All lines in the records below from the line with "Convert this chart to matplotlib code." through the line with "0.475, 0.490, 0.523, 0.540, 0.557]" are to be given again exactly, both ends included; the pictures are to be left out.

— begin Exercise inputs —

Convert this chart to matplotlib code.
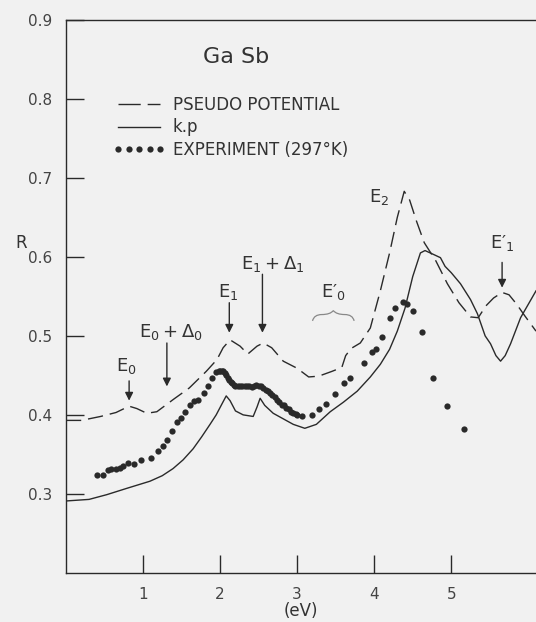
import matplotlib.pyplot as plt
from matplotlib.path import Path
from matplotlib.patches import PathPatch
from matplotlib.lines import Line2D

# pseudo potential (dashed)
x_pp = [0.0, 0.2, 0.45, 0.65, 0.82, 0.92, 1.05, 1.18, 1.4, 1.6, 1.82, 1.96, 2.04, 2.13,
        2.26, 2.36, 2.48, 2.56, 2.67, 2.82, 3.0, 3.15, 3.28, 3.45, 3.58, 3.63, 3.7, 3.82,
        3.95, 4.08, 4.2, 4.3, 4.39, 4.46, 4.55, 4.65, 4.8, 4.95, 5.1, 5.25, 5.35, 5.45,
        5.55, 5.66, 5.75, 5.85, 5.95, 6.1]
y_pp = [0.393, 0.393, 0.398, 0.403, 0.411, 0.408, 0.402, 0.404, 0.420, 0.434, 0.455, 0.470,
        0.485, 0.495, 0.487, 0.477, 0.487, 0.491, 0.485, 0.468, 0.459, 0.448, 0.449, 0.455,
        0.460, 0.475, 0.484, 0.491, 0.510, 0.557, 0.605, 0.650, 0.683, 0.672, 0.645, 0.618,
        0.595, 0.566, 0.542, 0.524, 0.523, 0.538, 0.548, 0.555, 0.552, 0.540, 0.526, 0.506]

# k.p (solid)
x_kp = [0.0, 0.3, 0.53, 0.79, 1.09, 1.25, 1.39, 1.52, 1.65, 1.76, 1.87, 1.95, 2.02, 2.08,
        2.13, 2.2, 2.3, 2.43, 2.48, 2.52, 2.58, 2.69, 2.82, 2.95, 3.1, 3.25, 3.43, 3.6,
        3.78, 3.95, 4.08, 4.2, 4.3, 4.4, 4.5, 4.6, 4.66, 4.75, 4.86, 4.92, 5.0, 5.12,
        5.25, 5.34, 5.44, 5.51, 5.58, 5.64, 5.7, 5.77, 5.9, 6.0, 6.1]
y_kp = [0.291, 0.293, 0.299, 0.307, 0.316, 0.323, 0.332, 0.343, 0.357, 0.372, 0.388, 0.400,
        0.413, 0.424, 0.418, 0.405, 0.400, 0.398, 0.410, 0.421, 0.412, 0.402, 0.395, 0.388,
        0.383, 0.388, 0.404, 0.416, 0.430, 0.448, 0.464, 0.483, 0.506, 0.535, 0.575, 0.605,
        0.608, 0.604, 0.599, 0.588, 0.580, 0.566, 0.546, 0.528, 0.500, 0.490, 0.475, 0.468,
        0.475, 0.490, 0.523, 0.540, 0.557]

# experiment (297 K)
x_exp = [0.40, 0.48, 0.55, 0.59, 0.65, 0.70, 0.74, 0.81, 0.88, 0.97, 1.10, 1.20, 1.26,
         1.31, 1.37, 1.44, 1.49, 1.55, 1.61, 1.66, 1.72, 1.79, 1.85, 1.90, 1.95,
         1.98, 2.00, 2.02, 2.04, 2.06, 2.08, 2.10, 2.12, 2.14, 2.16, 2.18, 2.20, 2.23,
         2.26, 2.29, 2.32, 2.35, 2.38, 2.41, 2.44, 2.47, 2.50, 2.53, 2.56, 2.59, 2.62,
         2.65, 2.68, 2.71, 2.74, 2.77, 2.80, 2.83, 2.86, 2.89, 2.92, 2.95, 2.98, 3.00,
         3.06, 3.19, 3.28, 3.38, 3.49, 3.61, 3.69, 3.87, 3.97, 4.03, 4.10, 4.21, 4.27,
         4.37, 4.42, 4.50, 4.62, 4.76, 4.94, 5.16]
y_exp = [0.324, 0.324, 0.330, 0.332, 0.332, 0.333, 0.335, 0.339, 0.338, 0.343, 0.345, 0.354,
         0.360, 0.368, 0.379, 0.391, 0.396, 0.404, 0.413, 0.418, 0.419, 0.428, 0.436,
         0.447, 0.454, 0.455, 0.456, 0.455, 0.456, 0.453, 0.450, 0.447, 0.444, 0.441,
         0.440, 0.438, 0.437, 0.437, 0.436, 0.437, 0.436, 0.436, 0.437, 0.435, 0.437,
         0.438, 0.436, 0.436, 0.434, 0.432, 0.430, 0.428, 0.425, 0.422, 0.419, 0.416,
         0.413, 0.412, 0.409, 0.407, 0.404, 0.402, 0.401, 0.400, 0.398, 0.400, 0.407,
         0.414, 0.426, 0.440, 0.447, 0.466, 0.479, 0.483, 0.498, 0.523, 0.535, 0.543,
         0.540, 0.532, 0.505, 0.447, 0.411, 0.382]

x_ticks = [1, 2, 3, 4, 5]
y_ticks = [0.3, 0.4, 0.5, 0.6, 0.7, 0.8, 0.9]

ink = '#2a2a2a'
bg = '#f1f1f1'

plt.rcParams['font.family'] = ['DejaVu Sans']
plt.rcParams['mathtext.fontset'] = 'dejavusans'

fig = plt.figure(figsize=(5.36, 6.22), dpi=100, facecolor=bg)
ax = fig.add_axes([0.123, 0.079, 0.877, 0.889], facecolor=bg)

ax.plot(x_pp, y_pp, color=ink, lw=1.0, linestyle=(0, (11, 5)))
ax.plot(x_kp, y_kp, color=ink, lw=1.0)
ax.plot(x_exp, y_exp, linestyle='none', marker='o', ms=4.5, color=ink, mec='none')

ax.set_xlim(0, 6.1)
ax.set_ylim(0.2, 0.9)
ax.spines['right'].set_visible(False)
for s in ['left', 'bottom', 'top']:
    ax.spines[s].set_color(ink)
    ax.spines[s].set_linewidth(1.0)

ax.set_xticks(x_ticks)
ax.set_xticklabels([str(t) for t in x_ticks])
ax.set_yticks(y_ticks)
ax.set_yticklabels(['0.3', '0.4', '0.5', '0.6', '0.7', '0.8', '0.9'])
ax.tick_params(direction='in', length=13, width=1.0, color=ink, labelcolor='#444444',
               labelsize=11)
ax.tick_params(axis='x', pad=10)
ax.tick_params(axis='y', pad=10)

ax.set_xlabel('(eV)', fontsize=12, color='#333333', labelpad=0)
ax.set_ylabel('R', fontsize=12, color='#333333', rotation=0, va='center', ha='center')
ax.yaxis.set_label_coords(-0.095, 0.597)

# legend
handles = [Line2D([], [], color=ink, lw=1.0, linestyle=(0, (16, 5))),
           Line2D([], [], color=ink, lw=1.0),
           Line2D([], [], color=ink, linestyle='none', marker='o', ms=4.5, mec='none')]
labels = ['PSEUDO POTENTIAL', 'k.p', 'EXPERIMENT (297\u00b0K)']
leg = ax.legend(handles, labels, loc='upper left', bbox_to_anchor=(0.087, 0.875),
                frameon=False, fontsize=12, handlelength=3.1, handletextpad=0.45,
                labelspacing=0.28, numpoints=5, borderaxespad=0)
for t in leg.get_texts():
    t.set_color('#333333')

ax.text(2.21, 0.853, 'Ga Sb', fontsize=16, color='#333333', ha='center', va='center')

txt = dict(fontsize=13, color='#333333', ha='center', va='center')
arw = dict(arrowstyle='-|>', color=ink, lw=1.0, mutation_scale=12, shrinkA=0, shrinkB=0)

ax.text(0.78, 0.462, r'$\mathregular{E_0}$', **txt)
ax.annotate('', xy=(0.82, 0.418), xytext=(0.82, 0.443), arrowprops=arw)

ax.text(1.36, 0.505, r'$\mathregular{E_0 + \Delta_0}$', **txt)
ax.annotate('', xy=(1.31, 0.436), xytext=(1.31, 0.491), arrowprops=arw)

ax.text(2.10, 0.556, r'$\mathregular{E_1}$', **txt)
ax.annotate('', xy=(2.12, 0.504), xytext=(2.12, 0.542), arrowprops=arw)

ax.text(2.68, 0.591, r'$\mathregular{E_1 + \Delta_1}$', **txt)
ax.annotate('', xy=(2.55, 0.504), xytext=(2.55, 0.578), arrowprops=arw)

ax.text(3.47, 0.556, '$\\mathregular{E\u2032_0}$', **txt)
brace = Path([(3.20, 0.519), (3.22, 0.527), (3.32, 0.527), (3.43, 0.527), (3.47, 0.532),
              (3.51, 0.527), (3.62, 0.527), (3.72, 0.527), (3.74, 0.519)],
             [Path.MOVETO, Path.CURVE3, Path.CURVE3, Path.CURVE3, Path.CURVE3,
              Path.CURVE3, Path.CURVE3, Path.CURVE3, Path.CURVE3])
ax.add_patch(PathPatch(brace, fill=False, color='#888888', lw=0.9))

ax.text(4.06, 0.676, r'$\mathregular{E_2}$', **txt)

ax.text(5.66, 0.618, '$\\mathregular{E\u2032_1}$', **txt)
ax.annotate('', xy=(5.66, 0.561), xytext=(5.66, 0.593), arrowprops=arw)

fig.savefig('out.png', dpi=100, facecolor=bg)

— end Exercise inputs —
— begin Exercise inputs —

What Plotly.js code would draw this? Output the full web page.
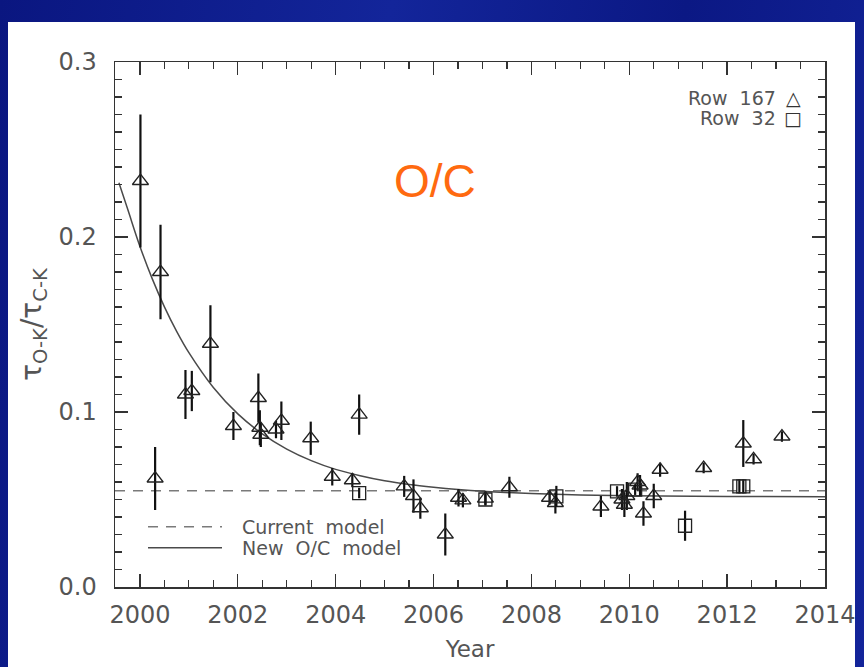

— end Exercise inputs —

Response to this exercise:
Convert this chart to matplotlib code.
import matplotlib.pyplot as plt
from matplotlib.path import Path
from matplotlib.patches import PathPatch
from matplotlib.lines import Line2D

# pseudo potential (dashed)
x_pp = [0.0, 0.2, 0.45, 0.65, 0.82, 0.92, 1.05, 1.18, 1.4, 1.6, 1.82, 1.96, 2.04, 2.13,
        2.26, 2.36, 2.48, 2.56, 2.67, 2.82, 3.0, 3.15, 3.28, 3.45, 3.58, 3.63, 3.7, 3.82,
        3.95, 4.08, 4.2, 4.3, 4.39, 4.46, 4.55, 4.65, 4.8, 4.95, 5.1, 5.25, 5.35, 5.45,
        5.55, 5.66, 5.75, 5.85, 5.95, 6.1]
y_pp = [0.393, 0.393, 0.398, 0.403, 0.411, 0.408, 0.402, 0.404, 0.420, 0.434, 0.455, 0.470,
        0.485, 0.495, 0.487, 0.477, 0.487, 0.491, 0.485, 0.468, 0.459, 0.448, 0.449, 0.455,
        0.460, 0.475, 0.484, 0.491, 0.510, 0.557, 0.605, 0.650, 0.683, 0.672, 0.645, 0.618,
        0.595, 0.566, 0.542, 0.524, 0.523, 0.538, 0.548, 0.555, 0.552, 0.540, 0.526, 0.506]

# k.p (solid)
x_kp = [0.0, 0.3, 0.53, 0.79, 1.09, 1.25, 1.39, 1.52, 1.65, 1.76, 1.87, 1.95, 2.02, 2.08,
        2.13, 2.2, 2.3, 2.43, 2.48, 2.52, 2.58, 2.69, 2.82, 2.95, 3.1, 3.25, 3.43, 3.6,
        3.78, 3.95, 4.08, 4.2, 4.3, 4.4, 4.5, 4.6, 4.66, 4.75, 4.86, 4.92, 5.0, 5.12,
        5.25, 5.34, 5.44, 5.51, 5.58, 5.64, 5.7, 5.77, 5.9, 6.0, 6.1]
y_kp = [0.291, 0.293, 0.299, 0.307, 0.316, 0.323, 0.332, 0.343, 0.357, 0.372, 0.388, 0.400,
        0.413, 0.424, 0.418, 0.405, 0.400, 0.398, 0.410, 0.421, 0.412, 0.402, 0.395, 0.388,
        0.383, 0.388, 0.404, 0.416, 0.430, 0.448, 0.464, 0.483, 0.506, 0.535, 0.575, 0.605,
        0.608, 0.604, 0.599, 0.588, 0.580, 0.566, 0.546, 0.528, 0.500, 0.490, 0.475, 0.468,
        0.475, 0.490, 0.523, 0.540, 0.557]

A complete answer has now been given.